▶ _Written instruction_
Copy every line from the data below in which the string "this" can be found.

▶ _Material provided_
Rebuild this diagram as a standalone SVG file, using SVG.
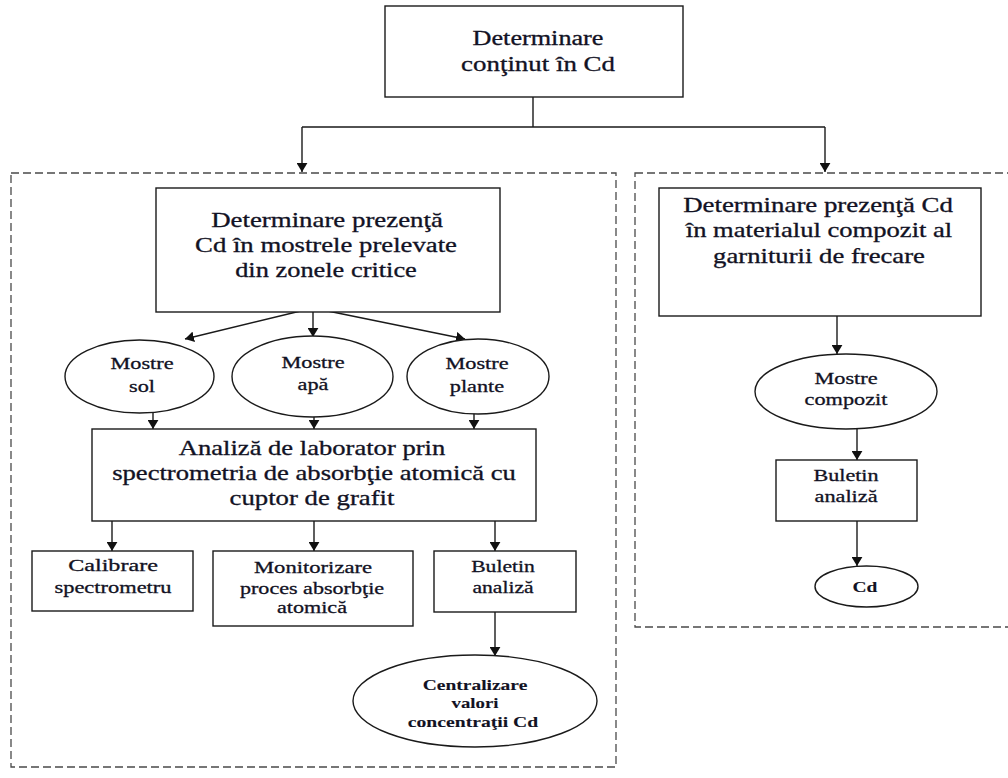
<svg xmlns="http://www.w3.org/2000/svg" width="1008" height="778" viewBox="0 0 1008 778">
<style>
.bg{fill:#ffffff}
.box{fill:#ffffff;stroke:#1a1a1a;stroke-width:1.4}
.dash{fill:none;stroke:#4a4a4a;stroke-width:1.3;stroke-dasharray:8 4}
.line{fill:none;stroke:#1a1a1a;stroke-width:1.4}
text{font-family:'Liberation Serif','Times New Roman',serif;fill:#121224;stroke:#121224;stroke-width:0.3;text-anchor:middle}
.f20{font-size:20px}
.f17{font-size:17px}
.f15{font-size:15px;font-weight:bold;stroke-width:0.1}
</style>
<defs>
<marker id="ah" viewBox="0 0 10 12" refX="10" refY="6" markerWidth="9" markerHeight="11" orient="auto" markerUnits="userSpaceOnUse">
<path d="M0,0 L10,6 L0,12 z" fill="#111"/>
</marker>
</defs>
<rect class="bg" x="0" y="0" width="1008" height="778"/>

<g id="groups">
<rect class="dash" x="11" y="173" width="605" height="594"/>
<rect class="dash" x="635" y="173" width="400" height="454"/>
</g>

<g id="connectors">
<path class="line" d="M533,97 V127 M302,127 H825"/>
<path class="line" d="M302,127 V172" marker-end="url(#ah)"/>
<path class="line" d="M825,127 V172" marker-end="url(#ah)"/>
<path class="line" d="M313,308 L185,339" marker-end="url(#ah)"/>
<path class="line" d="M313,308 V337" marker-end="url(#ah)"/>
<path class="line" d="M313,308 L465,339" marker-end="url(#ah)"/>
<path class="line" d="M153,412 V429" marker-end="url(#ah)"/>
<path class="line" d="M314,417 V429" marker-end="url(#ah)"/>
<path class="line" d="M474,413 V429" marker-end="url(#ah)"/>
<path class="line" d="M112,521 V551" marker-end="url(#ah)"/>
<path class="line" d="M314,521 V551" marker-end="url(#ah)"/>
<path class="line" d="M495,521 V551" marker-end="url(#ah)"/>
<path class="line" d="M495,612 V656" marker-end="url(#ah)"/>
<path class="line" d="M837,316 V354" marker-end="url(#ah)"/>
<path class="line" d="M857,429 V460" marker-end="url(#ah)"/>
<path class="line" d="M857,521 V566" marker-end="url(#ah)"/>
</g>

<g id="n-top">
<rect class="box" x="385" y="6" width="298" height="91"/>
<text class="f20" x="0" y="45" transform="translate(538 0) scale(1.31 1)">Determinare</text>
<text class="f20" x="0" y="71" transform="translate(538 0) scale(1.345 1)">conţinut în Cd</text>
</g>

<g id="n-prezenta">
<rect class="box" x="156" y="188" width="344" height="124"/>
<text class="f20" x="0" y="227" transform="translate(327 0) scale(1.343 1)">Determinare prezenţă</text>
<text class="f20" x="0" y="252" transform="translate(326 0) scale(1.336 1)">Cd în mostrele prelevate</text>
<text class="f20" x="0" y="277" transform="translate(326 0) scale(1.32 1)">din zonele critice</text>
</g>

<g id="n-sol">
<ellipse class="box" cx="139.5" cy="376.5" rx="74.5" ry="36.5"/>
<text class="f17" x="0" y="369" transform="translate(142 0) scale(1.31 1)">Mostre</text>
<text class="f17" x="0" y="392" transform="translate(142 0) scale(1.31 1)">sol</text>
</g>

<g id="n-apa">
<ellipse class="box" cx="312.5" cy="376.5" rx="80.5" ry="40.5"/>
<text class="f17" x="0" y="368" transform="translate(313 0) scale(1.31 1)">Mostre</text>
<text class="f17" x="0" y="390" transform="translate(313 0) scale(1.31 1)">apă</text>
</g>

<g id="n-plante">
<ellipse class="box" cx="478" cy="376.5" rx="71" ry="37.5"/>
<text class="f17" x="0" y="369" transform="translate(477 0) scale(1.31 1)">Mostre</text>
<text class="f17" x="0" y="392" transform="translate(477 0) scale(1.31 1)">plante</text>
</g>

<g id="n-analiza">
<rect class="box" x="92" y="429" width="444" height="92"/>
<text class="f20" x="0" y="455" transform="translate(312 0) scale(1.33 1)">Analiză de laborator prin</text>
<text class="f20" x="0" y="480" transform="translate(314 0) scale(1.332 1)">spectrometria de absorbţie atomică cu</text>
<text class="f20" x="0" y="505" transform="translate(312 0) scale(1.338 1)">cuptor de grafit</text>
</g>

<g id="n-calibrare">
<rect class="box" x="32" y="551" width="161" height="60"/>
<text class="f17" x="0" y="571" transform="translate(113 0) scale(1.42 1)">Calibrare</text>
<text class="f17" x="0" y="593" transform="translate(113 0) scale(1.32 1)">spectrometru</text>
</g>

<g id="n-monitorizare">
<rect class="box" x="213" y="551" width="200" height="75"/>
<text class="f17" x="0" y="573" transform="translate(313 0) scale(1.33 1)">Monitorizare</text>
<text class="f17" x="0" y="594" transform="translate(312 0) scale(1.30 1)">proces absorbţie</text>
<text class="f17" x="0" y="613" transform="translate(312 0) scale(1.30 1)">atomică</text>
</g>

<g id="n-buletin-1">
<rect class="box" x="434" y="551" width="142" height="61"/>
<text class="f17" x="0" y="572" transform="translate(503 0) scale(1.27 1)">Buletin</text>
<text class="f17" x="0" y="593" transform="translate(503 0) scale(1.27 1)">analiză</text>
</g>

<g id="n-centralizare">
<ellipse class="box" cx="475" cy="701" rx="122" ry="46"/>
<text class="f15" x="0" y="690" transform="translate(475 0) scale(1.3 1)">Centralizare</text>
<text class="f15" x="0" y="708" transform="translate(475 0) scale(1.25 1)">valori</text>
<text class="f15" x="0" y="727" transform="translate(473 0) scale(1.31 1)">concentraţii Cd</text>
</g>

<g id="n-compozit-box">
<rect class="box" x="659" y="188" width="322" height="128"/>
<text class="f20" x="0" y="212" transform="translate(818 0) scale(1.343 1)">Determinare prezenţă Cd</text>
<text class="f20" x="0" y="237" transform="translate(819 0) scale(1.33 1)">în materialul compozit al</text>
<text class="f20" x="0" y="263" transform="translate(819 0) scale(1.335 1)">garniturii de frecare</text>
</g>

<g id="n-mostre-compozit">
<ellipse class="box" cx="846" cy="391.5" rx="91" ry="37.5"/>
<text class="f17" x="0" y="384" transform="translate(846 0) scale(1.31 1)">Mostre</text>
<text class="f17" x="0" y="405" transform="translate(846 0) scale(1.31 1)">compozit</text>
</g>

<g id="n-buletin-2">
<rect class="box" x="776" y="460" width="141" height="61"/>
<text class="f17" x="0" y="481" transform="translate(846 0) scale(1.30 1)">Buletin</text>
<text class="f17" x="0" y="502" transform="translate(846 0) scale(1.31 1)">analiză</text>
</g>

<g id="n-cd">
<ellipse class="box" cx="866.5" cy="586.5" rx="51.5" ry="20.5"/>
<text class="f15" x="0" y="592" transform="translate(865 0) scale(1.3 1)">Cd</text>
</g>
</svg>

...

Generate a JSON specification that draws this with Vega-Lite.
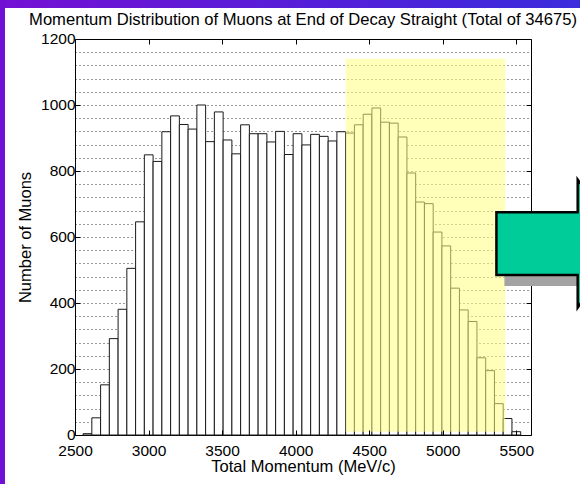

▶ _Written response_
Rebuild this diagram as a standalone SVG file, using SVG.
Generate a JSON specification that draws this with Vega-Lite.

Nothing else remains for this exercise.